Since finishing her Bachelor of Film from Byron Bay in 2013, SAE alumna Georgia Ardill-Walker has been working as Head Tourer for the Touring Film Festival, delivering creative inspiration to kids living in regional and remote Australia.
What inspired you to enter into the career you’re in?
I was about three years old when I saw my very first movie (it was Jaws, and I still don’t swim in the ocean) and ever since I’ve watched at least one movie every single day of my life. It’s a passion that nothing else has been able to surpass. A career which allows me to discover, discuss and create films was always on the cards for me.
What are your fondest memories of your time at SAE?
I made some incredible friends down at the Byron Bay campus that I will have for the rest of my life. The film lecturers were constantly so supportive, personable and helpful, and from day one provided a real mentorship role for me and a lot of my peers. Also, Film Studies classes with Erik were always a huge highlight, because they gave everyone a chance to geek out about their favourite movies for a few hours with a room full of fellow cinephiles.
Are you able to shed some light on how studying at SAE lead you to where you are now?
I started at SAE with a complete blank canvas, I had a huge passion for film but had no idea whatsoever how to create my own. Not only did I learn all the basics of film-making, from pre to post-production, but equally as importantly I learnt how to work with people in a high stress environment, which has been invaluable since graduating.
What are your career highlights?
Working as the Head Tourer for The Touring Film Festival for Screen Queensland for the past year, which has allowed me to travel across the country to rural and indigenous communities to teach filmmaking workshops and provide industry quality equipment to kids of all ages. Once they’ve each created their own film, we hold a film festival for the whole region with all of their films as the main event.
What projects are you working on at the moment?

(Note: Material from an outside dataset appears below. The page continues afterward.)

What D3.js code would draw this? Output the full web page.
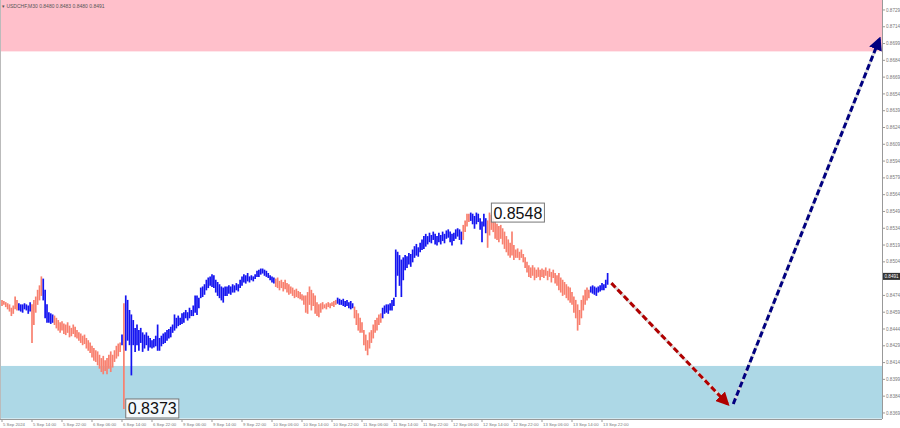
<!DOCTYPE html>
<html><head><meta charset="utf-8">
<script src="https://cdn.jsdelivr.net/npm/d3@7"></script>
<style>html,body{margin:0;padding:0;background:#fff;overflow:hidden}svg{display:block}</style>
</head><body>
<svg id="c" width="900" height="428"></svg>
<script>
// ---- data ----
const title = "USDCHF,M30  0.8480 0.8483 0.8480 0.8491";
const timeLabels = ["5 Sep 2024","5 Sep 14:00","5 Sep 22:00","6 Sep 06:00","6 Sep 14:00","6 Sep 22:00","9 Sep 06:00","9 Sep 14:00","9 Sep 22:00","10 Sep 06:00","10 Sep 14:00","10 Sep 22:00","11 Sep 06:00","11 Sep 14:00","11 Sep 22:00","12 Sep 06:00","12 Sep 14:00","12 Sep 22:00","13 Sep 06:00","13 Sep 14:00","13 Sep 22:00"];
const priceTicks = [0.8729,0.8714,0.8699,0.8684,0.8669,0.8654,0.8639,0.8624,0.8609,0.8594,0.8579,0.8564,0.8549,0.8534,0.8519,0.8504,0.8489,0.8474,0.8459,0.8444,0.8429,0.8414,0.8399,0.8384,0.8369];
const high = [
0.8470,0.8469,0.8468,0.8467,0.8466,0.8463,0.8465,0.8473,0.8470,0.8467,
0.8466,0.8466,0.8467,0.8466,0.8465,0.8468,0.8466,0.8470,0.8473,0.8479,
0.8483,0.8491,0.8489,0.8479,0.8466,0.8459,0.8458,0.8457,0.8456,0.8454,
0.8452,0.8450,0.8451,0.8449,0.8448,0.8450,0.8447,0.8445,0.8448,0.8446,
0.8443,0.8441,0.8440,0.8438,0.8439,0.8436,0.8434,0.8432,0.8429,0.8427,
0.8425,0.8424,0.8421,0.8418,0.8420,0.8416,0.8418,0.8421,0.8424,0.8421,
0.8425,0.8429,0.8431,0.8432,0.8439,0.8467,0.8474,0.8470,0.8461,0.8457,
0.8452,0.8445,0.8448,0.8443,0.8445,0.8441,0.8439,0.8441,0.8438,0.8436,
0.8434,0.8435,0.8438,0.8448,0.8436,0.8438,0.8440,0.8441,0.8443,0.8444,
0.8446,0.8448,0.8457,0.8454,0.8456,0.8454,0.8458,0.8459,0.8461,0.8459,
0.8463,0.8461,0.8465,0.8474,0.8474,0.8472,0.8481,0.8482,0.8484,0.8488,
0.8490,0.8491,0.8493,0.8492,0.8488,0.8486,0.8484,0.8482,0.8481,0.8482,
0.8482,0.8483,0.8482,0.8484,0.8483,0.8485,0.8484,0.8488,0.8491,0.8493,
0.8492,0.8494,0.8491,0.8492,0.8491,0.8493,0.8496,0.8497,0.8498,0.8498,
0.8497,0.8496,0.8494,0.8492,0.8491,0.8490,0.8489,0.8490,0.8487,0.8488,
0.8486,0.8488,0.8485,0.8484,0.8482,0.8481,0.8479,0.8480,0.8478,0.8477,
0.8475,0.8474,0.8474,0.8477,0.8482,0.8479,0.8476,0.8474,0.8468,0.8466,
0.8467,0.8468,0.8466,0.8467,0.8468,0.8467,0.8468,0.8469,0.8470,0.8472,
0.8471,0.8470,0.8471,0.8469,0.8470,0.8468,0.8469,0.8467,0.8464,0.8461,
0.8458,0.8454,0.8450,0.8443,0.8439,0.8434,0.8441,0.8443,0.8448,0.8452,
0.8454,0.8457,0.8458,0.8463,0.8465,0.8466,0.8466,0.8467,0.8470,0.8472,
0.8515,0.8513,0.8510,0.8506,0.8508,0.8510,0.8509,0.8512,0.8511,0.8515,
0.8518,0.8520,0.8517,0.8521,0.8524,0.8527,0.8529,0.8527,0.8530,0.8528,
0.8531,0.8529,0.8527,0.8530,0.8528,0.8531,0.8529,0.8532,0.8533,0.8531,
0.8529,0.8530,0.8533,0.8534,0.8533,0.8531,0.8537,0.8541,0.8547,0.8547,
0.8548,0.8547,0.8545,0.8548,0.8547,0.8543,0.8540,0.8547,0.8543,0.8541,
0.8548,0.8546,0.8543,0.8540,0.8538,0.8536,0.8537,0.8534,0.8531,0.8527,
0.8524,0.8521,0.8531,0.8519,0.8515,0.8516,0.8513,0.8515,0.8511,0.8508,
0.8504,0.8501,0.8499,0.8501,0.8499,0.8497,0.8499,0.8497,0.8498,0.8497,
0.8499,0.8496,0.8498,0.8495,0.8497,0.8494,0.8492,0.8494,0.8490,0.8488,
0.8486,0.8484,0.8482,0.8481,0.8477,0.8473,0.8470,0.8466,0.8461,0.8470,
0.8474,0.8479,0.8481,0.8479,0.8482,0.8483,0.8482,0.8481,0.8482,0.8483,
0.8485,0.8484,0.8488,0.8494];
const low = [
0.8465,0.8466,0.8464,0.8462,0.8460,0.8456,0.8458,0.8462,0.8461,0.8461,
0.8460,0.8459,0.8462,0.8461,0.8458,0.8460,0.8432,0.8448,0.8459,0.8466,
0.8470,0.8474,0.8470,0.8454,0.8450,0.8450,0.8449,0.8450,0.8448,0.8445,
0.8443,0.8441,0.8443,0.8440,0.8439,0.8441,0.8437,0.8438,0.8440,0.8437,
0.8436,0.8434,0.8432,0.8430,0.8431,0.8427,0.8425,0.8423,0.8419,0.8416,
0.8415,0.8412,0.8409,0.8406,0.8404,0.8407,0.8404,0.8409,0.8406,0.8410,
0.8415,0.8418,0.8420,0.8424,0.8430,0.8373,0.8425,0.8434,0.8430,0.8403,
0.8430,0.8424,0.8430,0.8425,0.8432,0.8424,0.8427,0.8430,0.8425,0.8428,
0.8427,0.8428,0.8429,0.8425,0.8425,0.8429,0.8431,0.8432,0.8434,0.8436,
0.8437,0.8441,0.8443,0.8445,0.8447,0.8448,0.8449,0.8450,0.8454,0.8452,
0.8454,0.8456,0.8456,0.8459,0.8457,0.8463,0.8472,0.8473,0.8475,0.8479,
0.8481,0.8483,0.8482,0.8481,0.8477,0.8474,0.8472,0.8470,0.8468,0.8474,
0.8474,0.8476,0.8475,0.8477,0.8477,0.8479,0.8478,0.8481,0.8483,0.8486,
0.8485,0.8487,0.8486,0.8488,0.8487,0.8489,0.8491,0.8491,0.8493,0.8494,
0.8492,0.8491,0.8490,0.8488,0.8486,0.8485,0.8482,0.8481,0.8479,0.8481,
0.8478,0.8480,0.8477,0.8475,0.8476,0.8474,0.8472,0.8473,0.8472,0.8471,
0.8470,0.8466,0.8459,0.8458,0.8466,0.8461,0.8465,0.8458,0.8456,0.8455,
0.8459,0.8462,0.8463,0.8462,0.8464,0.8463,0.8465,0.8464,0.8466,0.8467,
0.8466,0.8466,0.8465,0.8464,0.8465,0.8463,0.8462,0.8463,0.8454,0.8448,
0.8443,0.8441,0.8441,0.8430,0.8425,0.8421,0.8427,0.8432,0.8436,0.8441,
0.8443,0.8448,0.8450,0.8454,0.8458,0.8459,0.8458,0.8461,0.8461,0.8465,
0.8473,0.8492,0.8483,0.8473,0.8488,0.8497,0.8499,0.8502,0.8500,0.8504,
0.8508,0.8510,0.8509,0.8513,0.8515,0.8516,0.8518,0.8520,0.8522,0.8521,
0.8524,0.8520,0.8519,0.8522,0.8520,0.8523,0.8521,0.8525,0.8526,0.8522,
0.8519,0.8523,0.8525,0.8527,0.8524,0.8520,0.8524,0.8531,0.8536,0.8540,
0.8541,0.8538,0.8534,0.8538,0.8540,0.8533,0.8522,0.8536,0.8530,0.8517,
0.8528,0.8533,0.8531,0.8525,0.8524,0.8522,0.8525,0.8520,0.8516,0.8513,
0.8510,0.8508,0.8510,0.8506,0.8508,0.8508,0.8506,0.8508,0.8504,0.8499,
0.8495,0.8491,0.8490,0.8492,0.8488,0.8490,0.8491,0.8488,0.8491,0.8490,
0.8492,0.8488,0.8491,0.8486,0.8490,0.8485,0.8483,0.8479,0.8477,0.8474,
0.8475,0.8472,0.8470,0.8468,0.8466,0.8459,0.8454,0.8443,0.8448,0.8454,
0.8461,0.8466,0.8470,0.8472,0.8477,0.8476,0.8475,0.8474,0.8477,0.8478,
0.8479,0.8479,0.8481,0.8484];
// wave segments: first bar index of each wave and its colour
const waveStarts = [0,9,16,22,28,64,65,66,146,179,188,203,246,250,259,314];
const waveColors = ["salmon","blue","salmon","blue","salmon","blue","salmon","blue","salmon","blue","salmon","blue","salmon","blue","salmon","blue"];
const resistanceZone = [0.8692, 0.8738];
const supportZone = [0.8364, 0.8411];
const arrowDown = [{i:325,p:0.8485},{i:387,p:0.8377}];
const arrowUp = [{i:390,p:0.8377},{i:468,p:0.8703}];
const markHigh = {i:261, p:0.8548, text:"0.8548"};
const markLow = {i:66, p:0.8373, text:"0.8373"};
const lastPrice = 0.8491;

// ---- layout ----
const W = 882, H = 419;
const svg = d3.select("#c");
const x = d3.scaleLinear().domain([0,16]).range([2,32]);
const y = d3.scaleLinear().domain([0.83636,0.87379]).range([H,0]);
const colorOf = i => { let c = waveColors[0]; for (let k=0;k<waveStarts.length;k++) if (i>=waveStarts[k]) c = waveColors[k]; return c; };
const palette = {salmon:"#F8806F", blue:"#1414F0"};

// zones
svg.append("rect").attr("x",0).attr("width",W).attr("y",y(resistanceZone[1])).attr("height",y(resistanceZone[0])-y(resistanceZone[1])).attr("fill","#FFC0CB");
svg.append("rect").attr("x",0).attr("width",W).attr("y",y(supportZone[1])).attr("height",y(supportZone[0])-y(supportZone[1])).attr("fill","#ADD8E6");

// title
svg.append("text").attr("x",2).attr("y",8).attr("font-family","Liberation Sans, Arial").attr("font-size",5).attr("fill","#555").text("\u25BE " + title);

// bars
svg.append("g").selectAll("line").data(high.map((h,i)=>({i,h,l:low[i]}))).join("line")
  .attr("x1",d=>x(d.i)).attr("x2",d=>x(d.i))
  .attr("y1",d=>y(d.h)).attr("y2",d=>y(d.l)+0.5)
  .attr("stroke",d=>palette[colorOf(d.i)]).attr("stroke-width",1.7);

// arrows
const defs = svg.append("defs");
function marker(id,color){
  defs.append("marker").attr("id",id).attr("viewBox","0 0 10 10").attr("refX",8).attr("refY",5)
    .attr("markerWidth",4.5).attr("markerHeight",4.5).attr("markerUnits","strokeWidth").attr("orient","auto")
    .append("path").attr("d","M0,0 L10,5 L0,10 z").attr("fill",color);
}
marker("mr","#B00000"); marker("mb","#000080");
function arrow(pts,color,m){
  svg.append("line").attr("x1",x(pts[0].i)).attr("y1",y(pts[0].p)).attr("x2",x(pts[1].i)).attr("y2",y(pts[1].p))
    .attr("stroke","#ddd").attr("stroke-width",3);
  svg.append("line").attr("x1",x(pts[0].i)).attr("y1",y(pts[0].p)).attr("x2",x(pts[1].i)).attr("y2",y(pts[1].p))
    .attr("stroke",color).attr("stroke-width",3).attr("stroke-dasharray","6,3").attr("marker-end",`url(#${m})`);
}
arrow(arrowDown,"#B00000","mr");
arrow(arrowUp,"#000080","mb");

// price marks
function mark(m){
  const g = svg.append("g");
  const t = g.append("text").attr("x",x(m.i)+2).attr("y",y(m.p)+6).attr("font-family","Liberation Sans, Arial").attr("font-size",16).attr("fill","#111").text(m.text);
  const bb = t.node().getBBox();
  g.insert("rect","text").attr("x",bb.x-2).attr("y",y(m.p)-9.5).attr("width",bb.width+4).attr("height",19)
    .attr("fill","rgba(255,255,255,0.85)").attr("stroke","#777").attr("stroke-width",1);
}
mark(markHigh); mark(markLow);

// right axis
svg.append("line").attr("x1",W+0.5).attr("x2",W+0.5).attr("y1",0).attr("y2",H).attr("stroke","#999");
const ra = svg.append("g").attr("font-family","Liberation Sans, Arial").attr("font-size",4.6).attr("fill","#777");
priceTicks.forEach(p=>{
  svg.append("line").attr("x1",W).attr("x2",W+3).attr("y1",y(p)).attr("y2",y(p)).attr("stroke","#999");
  if (Math.abs(y(p)-y(lastPrice)) > 7)
    ra.append("text").attr("x",W+4).attr("y",y(p)+1.6).text(p.toFixed(4));
});
svg.append("rect").attr("x",W+1).attr("y",y(lastPrice)-3.5).attr("width",17).attr("height",7).attr("fill","#333");
svg.append("text").attr("x",W+2.5).attr("y",y(lastPrice)+1.7).attr("font-family","Liberation Sans, Arial").attr("font-size",4.6).attr("fill","#fff").text(lastPrice.toFixed(4));

// bottom axis
svg.append("line").attr("x1",0).attr("x2",W).attr("y1",H+0.5).attr("y2",H+0.5).attr("stroke","#999");
const ba = svg.append("g").attr("font-family","Liberation Sans, Arial").attr("font-size",4.3).attr("fill","#777");
timeLabels.forEach((t,k)=>{
  const xx = x(k*16);
  svg.append("line").attr("x1",xx).attr("x2",xx).attr("y1",H).attr("y2",H+3).attr("stroke","#999");
  ba.append("text").attr("x",xx+1).attr("y",H+7).text(t);
});
svg.append("line").attr("x1",0.5).attr("x2",0.5).attr("y1",0).attr("y2",H).attr("stroke","#bbb");
</script>
</body></html>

I’m just about to move to London to start work with a production company over there and am also looking into a possible career in film reviewing. Also, I’m currently working on a script for a science fiction television series and am hoping to have the first season in the final stages of pre-production by the end of the year.
What advice would you give to students aspiring to become successful in their field?
It may seem like a cliché, but the most crucial thing I’ve learnt in this industry (which is so largely based on connections) is to be kind to people. Maya Angelou said it better than I ever could, “At the end of the day people won’t remember what you said or did, they will remember how you made them feel”. Also, allow yourself time every single day to be creative and especially while you’re still studying, make the most of the resources you have at your disposal! Create films that aren’t just for assessment, ask your lecturers for advice, and HIRE OUT THE EQUIPMENT!